I didn't think this would be useful because French spelling is definitely something I don't have a handle on, not to mention French words in general. If I hardly know any words, how will I know what to write down? Meaningless phonemes?
But as it turns out, this is actually going to be really good for my comprehension. One of my silent complaints is that I can't understand at all what he's saying in French; it just comes through like a string of sounds. This forced me to turn the sounds I was hearing into "pictures" of written French words. (I spent a summer working for Lindamood-Bell, a fancy tutoring agency for people--mostly children and teenagers--who are struggling to read, write, or comprehend. We spent a lot of time turning words into pictures--either pictures of objects and concepts, if comprehension was the problem, or letters and letter-combinations, if reading and writing were the problem.

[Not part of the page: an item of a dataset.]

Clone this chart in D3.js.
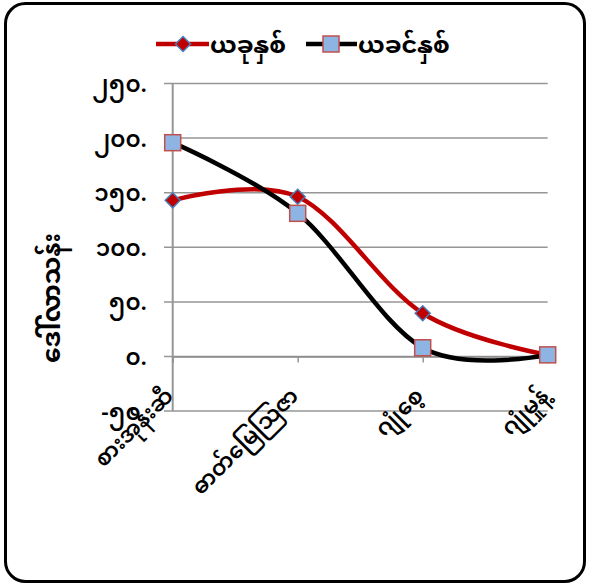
<!DOCTYPE html>
<html><head><meta charset="utf-8">
<script src="https://cdn.jsdelivr.net/npm/d3@7"></script>
<style>
html,body{margin:0;padding:0;background:#fff;}
svg text{font-family:"Noto Sans Myanmar","Padauk","Myanmar Text","Noto Sans",sans-serif;}
</style></head>
<body><svg id="c" width="589" height="586"></svg>
<script>
const categories = ["စားအုန်းဆီ", "ဓာတ်မြေဩဇာ", "ဂျုံစေ့", "ဂျုံမှုန့်"];
const seriesNames = ["ယခုနှစ်", "ယခင်နှစ်"];
const thisYear = [143, 146.3, 39.6, 1.5];
const lastYear = [195.8, 131.1, 8, 1.5];
const tickValues = [-50, 0, 50, 100, 150, 200, 250];
const tickLabels = ["-၅၀.", "၀.", "၅၀.", "၁၀၀.", "၁၅၀.", "၂၀၀.", "၂၅၀."];
const yTitle = "ဒေါ်လာသန်း";

const svg = d3.select("#c");
svg.append("rect").attr("x",5.5).attr("y",3.5).attr("width",579).attr("height",578)
  .attr("rx",20).attr("fill","#fff").attr("stroke","#000").attr("stroke-width",3);

const x = d3.scalePoint().domain(categories).range([172.7, 547.7]);
const y = d3.scaleLinear().domain([-50, 250]).range([411.1, 83.5]);

// gridlines
svg.append("g").selectAll("line").data(tickValues).join("line")
  .attr("x1",164).attr("x2",547.7).attr("y1",d=>y(d)).attr("y2",d=>y(d))
  .attr("stroke","#969696").attr("stroke-width",1.5);

// y axis labels
const yAxis = d3.axisLeft(y).tickValues(tickValues).tickSize(0)
  .tickFormat((d,i)=>tickLabels[i]);
const gy = svg.append("g").attr("transform","translate(150,0)").call(yAxis);
gy.select(".domain").remove();
gy.selectAll("text").attr("font-size",23).attr("font-weight",600).attr("fill","#000")
  .attr("dy","0.35em").attr("x",-3);

// vertical axis line
svg.append("line").attr("x1",x(categories[0])).attr("x2",x(categories[0]))
  .attr("y1",y(250)).attr("y2",y(-50)).attr("stroke","#969696").attr("stroke-width",2);

// category axis at zero
const xAxis = d3.axisBottom(x).tickSize(6).tickFormat("");
const gx = svg.append("g").attr("transform",`translate(0,${y(0)})`).call(xAxis);
gx.select(".domain").attr("stroke","#8a8a8a").attr("stroke-width",1.5);
gx.selectAll(".tick line").attr("stroke","#969696").attr("stroke-width",1.5);

// category labels
svg.append("g").selectAll("text").data(categories).join("text")
  .attr("transform",d=>`translate(${x(d)+2},${y(-50)-14}) rotate(-45)`)
  .attr("text-anchor","end").attr("font-size",22).attr("font-weight",600)
  .attr("fill","#000").text(d=>d);

// y title
svg.append("text").attr("transform","translate(60,298) rotate(-90)")
  .attr("text-anchor","middle").attr("font-size",25).attr("font-weight","bold").text(yTitle);

const line = d3.line().x((d,i)=>x(categories[i])).y(d=>y(d)).curve(d3.curveCatmullRom.alpha(0));

svg.append("path").datum(thisYear).attr("d",line).attr("fill","none")
  .attr("stroke","#c00000").attr("stroke-width",4.5).attr("stroke-linejoin","round");
svg.append("path").datum(lastYear).attr("d",line).attr("fill","none")
  .attr("stroke","#000").attr("stroke-width",4.5).attr("stroke-linejoin","round");

const diamond = s => `M0,${-s}L${s},0L0,${s}L${-s},0Z`;
svg.append("g").selectAll("path").data(thisYear).join("path")
  .attr("transform",(d,i)=>`translate(${x(categories[i])},${y(d)})`)
  .attr("d",diamond(7.5)).attr("fill","#c00000").attr("stroke","#4a7ebb").attr("stroke-width",1.5);
svg.append("g").selectAll("rect").data(lastYear).join("rect")
  .attr("x",(d,i)=>x(categories[i])-8).attr("y",d=>y(d)-8).attr("width",16).attr("height",16)
  .attr("fill","#8eb4e3").attr("stroke","#c0504d").attr("stroke-width",1.5);

// legend
const lg = svg.append("g");
lg.append("line").attr("x1",156).attr("x2",209).attr("y1",44).attr("y2",44).attr("stroke","#c00000").attr("stroke-width",4.5);
lg.append("path").attr("transform","translate(183,44)").attr("d",diamond(7.5)).attr("fill","#c00000").attr("stroke","#4a7ebb").attr("stroke-width",1.5);
lg.append("text").attr("x",210).attr("y",53).attr("font-size",24).attr("font-weight","bold").text(seriesNames[0]);
lg.append("line").attr("x1",306).attr("x2",357).attr("y1",44).attr("y2",44).attr("stroke","#000").attr("stroke-width",4.5);
lg.append("rect").attr("x",323).attr("y",36).attr("width",16).attr("height",16).attr("fill","#8eb4e3").attr("stroke","#c0504d").attr("stroke-width",1.5);
lg.append("text").attr("x",358).attr("y",53).attr("font-size",24).attr("font-weight","bold").text(seriesNames[1]);
</script></body></html>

I was a good tutor because I followed the program, but I never really understood my students' issues, because all of that had always come easily and naturally to me. I get it now and may try using some Lindamood-Bell techniques on myself.)
I did better than I expected and got more than half the words exactly right. Often, I turned one long word into a string of sounds instead of a whole word; "enterprise" became "ent aire prixe". I especially noticed that I can't tell the difference between most plural words and their singular counterparts. I'm not sure if there's a difference in pronunciation or not; they sound the same to me.
Très encourageants, tout à fait! Je sens que je fais des avancement.